Aeroplan is actually even better than that — it’s just 2,500 miles or $25 CAD for a lap infant (about $20 USD). We wrote about it a couple of years ago here:
Perhaps you were thinking of Asiana, which does charge 10% of the mileage cost and is a Star Alliance program. British Airways also charges 10% of the mileage fare and there are a number of other programs with good flat rate lap infant tickets. Like I said, that’ll be a separate post.
“many non-US airlines offer child fares on revenue tickets.”
In 2019, I found cheap economy flights and took my family of 6 to SYD (from ORD via LAX) on AA metal. I booked via AA so I could use up a bunch of GCs, but the same prices/flights were for sure available to book via Chase (at the time I had CSR and could get 1.5 cpp). Three of us age 12+ booked at ~$460 while the other three age <12 booked at ~$340. I do not know what the policy was to get that discount – region-specific, AA overall, etc. – but I did not complain to get the reduced child price :-).
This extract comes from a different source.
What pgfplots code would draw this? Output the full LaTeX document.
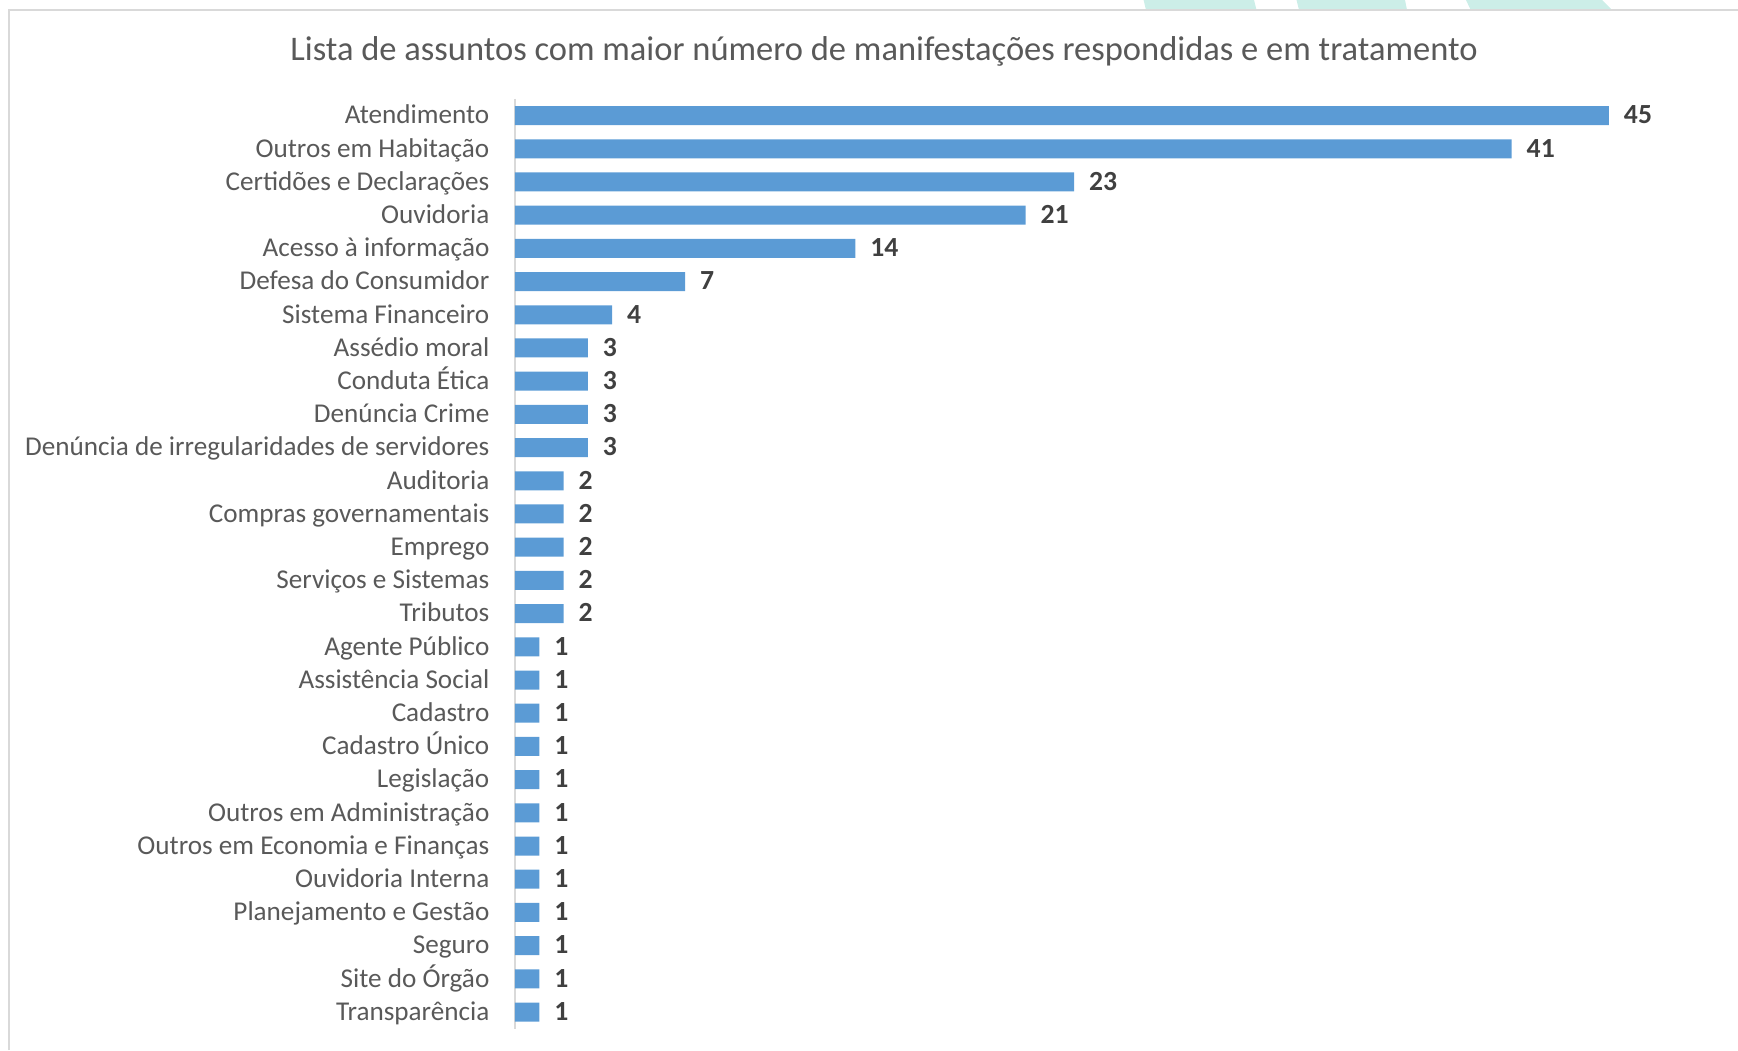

Of course the lack of travel during the 2+ years of COVID has pushed two of those age <12 into the age 12+ category now, so I only have 1/6 left who would potentially qualify for a discount.
I got a great deal on Qsuites last fall with Amex Travel. $2800 RT JFK-AMM with the second leg labeled first class and that entitled is to Qatar’s incredible first class lounge. Deliberately chose a long layover for this experience. Saved about $400 over google flights for same exact flight.
Great article. TAP’s program (TAP Miles & Go) also gives children’s discounts (25%) on miles tickets, as long as the flights are on TAP’s metal. Both coach and business. I’ve taken advantage of this discount a few times.